In which The Author reflects on media bias
Self-reference is ubiquitous. It happens every time a newspaper prints a story about reporters, every time someone writes a book about writing, designs a book about book design, makes a movie about movies, or writes an article about self-reference.
Metamagical Themas, Douglas R. Hofstadter. 1986, Harmondsworth: Penguin. p.7.
In the previous entry I referred to the way that the BBC, and other mainstream media organisations, love to report on peaceful protests against oppressive régimes – just as long as they don’t actually take place in the UK.
I was thinking especially of the anti-austerity demonstration which took place in central London on Saturday. It was attended by an estimated fifty thousand people and addressed by speakers including Russell Brand, whose presence alone should have attracted some media attention. al-Jazeera and Russian television covered it, but if you were watching TV in the UK you wouldn’t have known the march had taken place. After a number of people contacted the BBC asking what had happened to their coverage, a short video clip – taken by one of the marchers – eventually appeared on their website on Sunday afternoon.

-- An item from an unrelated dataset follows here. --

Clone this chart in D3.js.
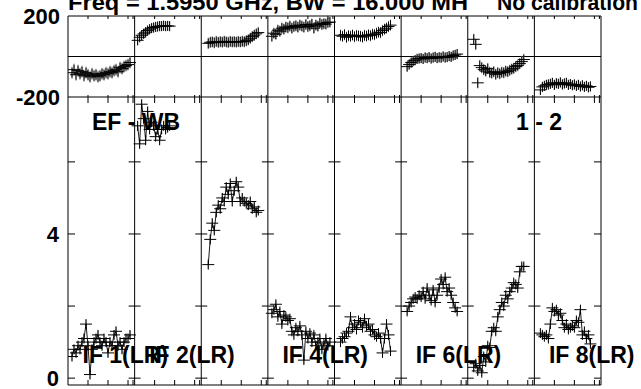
<!DOCTYPE html>
<html lang="en">
<head>
    <meta charset="UTF-8">
    <title>EF - WB amplitude / phase per IF</title>
    <script src="https://d3js.org/d3.v7.min.js"></script>
    <style>
        body { margin: 0; background: #fff; }
        svg { display: block; }
        text { font-family: "Liberation Sans", Arial, sans-serif; font-weight: bold; fill: #000; }
    </style>
</head>
<body>
    <div id="chart"></div>

    <script>
        // --- data ---
        const ifNames = ["IF 1", "IF 2", "IF 3", "IF 4", "IF 5", "IF 6", "IF 7", "IF 8"];
        const labelledIFs = ["IF 1", "IF 2", "IF 4", "IF 6", "IF 8"];
        const firstChan = [4, 3, 7, 4, 6, 6, 6, 6];   // first plotted channel in each IF
        const chanStep = 2;
        const chanTicks = [20, 40, 60, 65];
        const ampTicks = [0, 2, 4, 6];
        const ampLabels = [0, 4];
        const phaseLabels = [200, -200];

        const amp1 = [0.6, 0.8, 0.7, 0.9, 0.8, 1.0, 1.1, 1.5, 0.9, 0.1, 0.8, 1.0, 1.1, 1.2, 1.0, 0.9, 1.1, 1.0, 0.7, 1.0, 0.9, 1.2, 1.3, 0.9, 1.0, 0.8, 1.0, 1.1, 1.1, 1.2];
        const amp2 = [7.0, 6.5, 7.6, 7.2, 6.6, 7.4, 6.9, 7.1, 7.0, 6.7, 6.9, 6.6, 6.9, 7.0, 6.9, 6.95, 7.0];
        const amp3 = [3.15, 3.85, 4.3, 4.1, 4.6, 4.8, 4.7, 5.0, 4.9, 5.3, 5.1, 5.4, 4.9, 5.2, 5.45, 5.3, 4.9, 5.0, 4.9, 4.85, 4.8, 4.9, 4.7, 4.75, 4.6, 4.65];
        const amp4 = [1.8, 1.9, 2.05, 1.7, 1.85, 1.5, 1.75, 1.7, 1.6, 1.65, 1.3, 1.2, 1.4, 1.3, 1.45, 1.2, 0.5, 1.3, 1.1, 1.25, 1.0, 1.2, 0.9, 1.0, 1.1, 0.8, 0.95, 1.1, 0.9, 1.0];
        const amp5 = [1.0, 1.1, 1.15, 1.25, 1.3, 1.7, 1.4, 1.5, 1.35, 1.6, 1.55, 1.4, 1.65, 1.45, 1.5, 1.3, 1.35, 1.2, 1.15, 1.25, 1.1, 0.7, 1.1, 1.5, 1.2, 0.75];
        const amp6 = [1.85, 2.0, 2.1, 2.2, 2.25, 2.2, 2.3, 2.25, 2.4, 2.2, 2.5, 2.3, 2.15, 2.45, 2.1, 2.3, 2.5, 2.75, 2.6, 2.8, 2.4, 2.5, 2.3, 2.1, 1.95, 1.85];
        const amp7 = [0.3, 0.4, 0.2, 0.35, 0.15, 0.6, 0.45, 0.9, 0.85, 1.3, 1.4, 1.3, 1.7, 1.9, 2.1, 2.0, 2.3, 2.2, 2.4, 2.5, 2.65, 2.6, 2.5, 2.95, 3.1, 3.1];
        const amp8 = [1.25, 1.2, 1.15, 1.2, 1.1, 1.5, 1.95, 1.85, 1.9, 1.75, 1.8, 1.6, 1.4, 1.5, 1.35, 1.4, 1.45, 1.4, 1.6, 1.55, 1.9, 1.2, 1.3, 1.1, 1.2, 0.95];

        const phase1 = [-80, -65, -90, -70, -85, -75, -95, -80, -90, -100, -85, -95, -90, -100, -95, -85, -90, -80, -85, -75, -80, -70, -65, -75, -55, -60, -50, -45, -40, -30];
        const phase2 = [80, 95, 105, 112, 120, 128, 135, 140, 143, 146, 148, 150, 150, 152, 150, 151, 150];
        const phase3 = [65, 70, 72, 68, 74, 70, 73, 71, 75, 72, 70, 74, 72, 73, 71, 74, 72, 75, 73, 78, 82, 90, 98, 105, 112, 118];
        const phase4 = [100, 115, 110, 130, 125, 140, 135, 145, 142, 150, 140, 148, 152, 145, 155, 150, 145, 158, 148, 152, 160, 140, 155, 150, 165, 158, 162, 160, 168, 170];
        const phase5 = [105, 100, 108, 95, 103, 100, 106, 98, 104, 102, 100, 96, 104, 101, 107, 103, 110, 108, 115, 120, 118, 128, 135, 140, 148, 155];
        const phase6 = [-50, -40, -30, -22, -18, -12, -10, -8, -12, -5, -8, -3, -10, -5, -2, -8, -4, -6, 0, -5, -3, 2, -2, 5, 8, 12];
        const phase7 = [85, 60, -130, -45, -55, -65, -72, -60, -78, -82, -75, -88, -80, -85, -78, -80, -72, -75, -68, -62, -58, -50, -45, -35, -25, -15];
        const phase8 = [-165, -150, -145, -140, -138, -135, -130, -140, -132, -135, -128, -138, -133, -130, -140, -136, -142, -138, -145, -140, -148, -142, -150, -145, -152, -148];

        const ampErr = [0.12, 0.12, 0.12, 0.1, 0.1, 0.1, 0.1, 0.1];
        const phaseErr = [30, 25, 28, 28, 28, 25, 28, 25];

        const ampSeries = [amp1, amp2, amp3, amp4, amp5, amp6, amp7, amp8];
        const phaseSeries = [phase1, phase2, phase3, phase4, phase5, phase6, phase7, phase8];

        // --- layout ---
        const width = 641, height = 389;
        const left = 68, right = 601;
        const phTop = 16, phBot = 97, ampBot = 385;

        const svg = d3.select("#chart").append("svg")
            .attr("width", width)
            .attr("height", height);

        const col = d3.scaleBand().domain(ifNames).range([left, right]).padding(0);
        const chan = d3.scaleLinear().domain([0, 66.6]).range([0, col.bandwidth()]);
        const yPh = d3.scaleLinear().domain([-200, 200]).range([phBot, phTop]);
        const yAmp = d3.scaleLinear().domain([-0.19, 7.8]).range([ampBot, phBot]);

        svg.append("clipPath").attr("id", "clipPh")
            .append("rect").attr("x", left).attr("y", phTop).attr("width", right - left).attr("height", phBot - phTop);
        svg.append("clipPath").attr("id", "clipAmp")
            .append("rect").attr("x", left).attr("y", phBot).attr("width", right - left).attr("height", ampBot - phBot);

        const points = ifNames.map((name, k) => ampSeries[k].map((a, i) => ({
            x: col(name) + chan(firstChan[k] + i * chanStep),
            amp: a,
            ph: phaseSeries[k][i],
            aErr: ampErr[k],
            pErr: phaseErr[k]
        })));

        // frame + grid
        const frame = svg.append("g").attr("stroke", "#000").attr("stroke-width", 1).attr("fill", "none");
        [yPh(200), yPh(0), yPh(-200), ampBot].forEach(y => {
            frame.append("line").attr("x1", left).attr("x2", right).attr("y1", y).attr("y2", y);
        });
        const bounds = ifNames.map(n => col(n)).concat([right]);
        bounds.forEach(x => {
            frame.append("line").attr("x1", x).attr("x2", x).attr("y1", phTop).attr("y2", ampBot);
        });

        // amplitude ticks on every column boundary
        bounds.forEach((x, j) => {
            const l = j === 0 ? 0 : -6;
            const r = j === bounds.length - 1 ? 0 : 6;
            ampTicks.forEach(v => {
                frame.append("line")
                    .attr("x1", x + (j === bounds.length - 1 ? -7 : l))
                    .attr("x2", x + (j === 0 ? 7 : r))
                    .attr("y1", yAmp(v)).attr("y2", yAmp(v));
            });
        });

        // channel ticks
        ifNames.forEach(name => {
            chanTicks.forEach(c => {
                const x = col(name) + chan(c);
                frame.append("line").attr("x1", x).attr("x2", x).attr("y1", phTop).attr("y2", phTop + 3);
                frame.append("line").attr("x1", x).attr("x2", x).attr("y1", phBot - 2).attr("y2", phBot + 6);
                frame.append("line").attr("x1", x).attr("x2", x).attr("y1", ampBot - 5).attr("y2", ampBot);
            });
        });

        // axis labels
        phaseLabels.forEach(v => {
            svg.append("text").attr("x", 60).attr("y", yPh(v) + 8)
                .attr("text-anchor", "end").attr("font-size", 22).text(v);
        });
        ampLabels.forEach(v => {
            svg.append("text").attr("x", 59).attr("y", yAmp(v) + 8)
                .attr("text-anchor", "end").attr("font-size", 22).text(v);
        });

        // phase panel
        const gPh = svg.append("g").attr("clip-path", "url(#clipPh)");
        points.forEach(pts => {
            gPh.selectAll(null).data(pts).join("line")
                .attr("x1", d => d.x).attr("x2", d => d.x)
                .attr("y1", d => yPh(d.ph - d.pErr)).attr("y2", d => yPh(d.ph + d.pErr))
                .attr("stroke", "#8a8a8a");
            gPh.selectAll(null).data(pts).join("path")
                .attr("d", d => `M${d.x - 6},${yPh(d.ph)}h12M${d.x},${yPh(d.ph) - 5}v10`)
                .attr("stroke", "#000").attr("fill", "none");
        });

        // amplitude panel
        const gAmp = svg.append("g").attr("clip-path", "url(#clipAmp)");
        const line = d3.line().x(d => d.x).y(d => yAmp(d.amp));
        points.forEach(pts => {
            gAmp.selectAll(null).data(pts).join("line")
                .attr("x1", d => d.x).attr("x2", d => d.x)
                .attr("y1", d => yAmp(d.amp - d.aErr)).attr("y2", d => yAmp(d.amp + d.aErr))
                .attr("stroke", "#8a8a8a");
            gAmp.append("path").datum(pts).attr("d", line)
                .attr("stroke", "#000").attr("stroke-width", 0.9).attr("fill", "none");
            gAmp.selectAll(null).data(pts).join("path")
                .attr("d", d => `M${d.x - 6},${yAmp(d.amp)}h12M${d.x},${yAmp(d.amp) - 5}v10`)
                .attr("stroke", "#000").attr("fill", "none");
        });

        // labels
        svg.append("text").attr("x", 68).attr("y", 10).attr("font-size", 22.5)
            .attr("textLength", 400).attr("lengthAdjust", "spacingAndGlyphs")
            .text("Freq = 1.5950 GHz, BW = 16.000 MH");
        svg.append("text").attr("x", 497).attr("y", 10).attr("font-size", 22.5)
            .attr("textLength", 141).attr("lengthAdjust", "spacingAndGlyphs")
            .text("No calibration");

        svg.append("text").attr("x", 92).attr("y", 130).attr("font-size", 23).text("EF - WB");
        svg.append("text").attr("x", 516).attr("y", 130).attr("font-size", 23).text("1 - 2");

        labelledIFs.forEach(name => {
            svg.append("text")
                .attr("x", col(name) + 14.5)
                .attr("y", 363)
                .attr("font-size", 23)
                .text(name + "(LR)");
        });
    </script>
</body>
</html>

This lack of news attention has given rise to a couple of online petitions and at least one complaint to Ofcom. (I say ‘at least one’, because my uni mate Steve S. is on record as having contacted Ofcom.) In essence, they’re asking the BBC to return to its former position as an unbiased purveyor of news, instead of simply being the unofficial mouthpiece of the government.
Steve S. pointed out the BBC’s fantastic hypocrisy in this matter yesterday. Journalists throughout the world, including a number of BBC staffers, had held a minute’s silence to mark the imprisonment of three al-Jazeera reporters in Egypt. The BBC had featured the protest on its website, needless to say. The case has been widely reported in the British media, and covered at considerable length by the BBC. Steve was justifiably incensed by the difference between the way the BBC newsroom has handled this story, and Saturday’s effective (and efficient) media blackout.
I told him that I wasn’t at all surprised by the contrast in tone. After all, the story of the detained journalists affects some of the BBC’s own media family. Self-reference is the reporter’s stock-in-trade, and has been for pretty much as long as I’ve been taking an interest in politics. Even before the Miners’ Strike, the broadcast media had reported at epic length on the end of Fleet Street and the whole Murdoch/Wapping affair. It affected a relatively small number of people, and whose repercussions were fairly limited – yet it generated acres of press coverage and endless days’ worth of broadcast news.
The primary reason that Wapping generated so much interest in the media was because it involved the media and affected the media. To the vast majority of people in the country, it was just another labour dispute – one of many which we’d lived through during the 1970s and early 80s. Yet every night the TV news was full of coverage and analysis of what was a fairly trivial affair on a national scale, and insignificant in terms of global events.
That was over thirty years ago, so I wasn’t at all surprised by the way the BBC handled the al-Jazeera story. I’ve seen it happen so many times in the intervening years. Take a single recent example: BBC hacks have spent countless hours on the BBC discussing events within the BBC. How much airtime – and hot air – were generated by the relocation of some production facilities from London to Salford? More to the point, did anyone outside the BBC actually care about the move?
Okay, I got to visit Manchester at Auntie’s expense a couple of years ago, and probably had a much better time than I would have by visiting London (again!) However, I would argue that the overwhelming majority of the population neither know nor care whether Brain of Britain is produced in London or Salford. Aside from a couple of thousand people who were directly involved in the move, nobody gave a damn!
Like so many other BBC stories, it was totally irrelevant in the wider context; however, navel-gazing is what journalists do best. This is why yesterday’s PM focused almost exclusively on the phone-hacking trial – the latest in quite literally several weeks’ worth of broadcast news and analysis of a story which revolves around the media themselves. The political fallout will probably contaminate a fair section of the government and the media in general, but in essence it’s just reporters reporting about reporters again. This is why I wasn’t surprised by the attention given to the al-Jazeera story by the BBC.
And it’s why I wasn’t surprised by the lack of coverage of the anti-austerity march on Saturday. Somebody on an anarchist forum suggested that, maybe next time, bricks should start flying through the windows of Starbucks and KFC. Someone else responded that, next time, the protesters should storm Brainwashing Broadcasting House itself. That seems like a better idea, in my opinion. Not only would it keep the non-violence ethos intact – but there’s no chance that the BBC would be able turn a blind eye this time.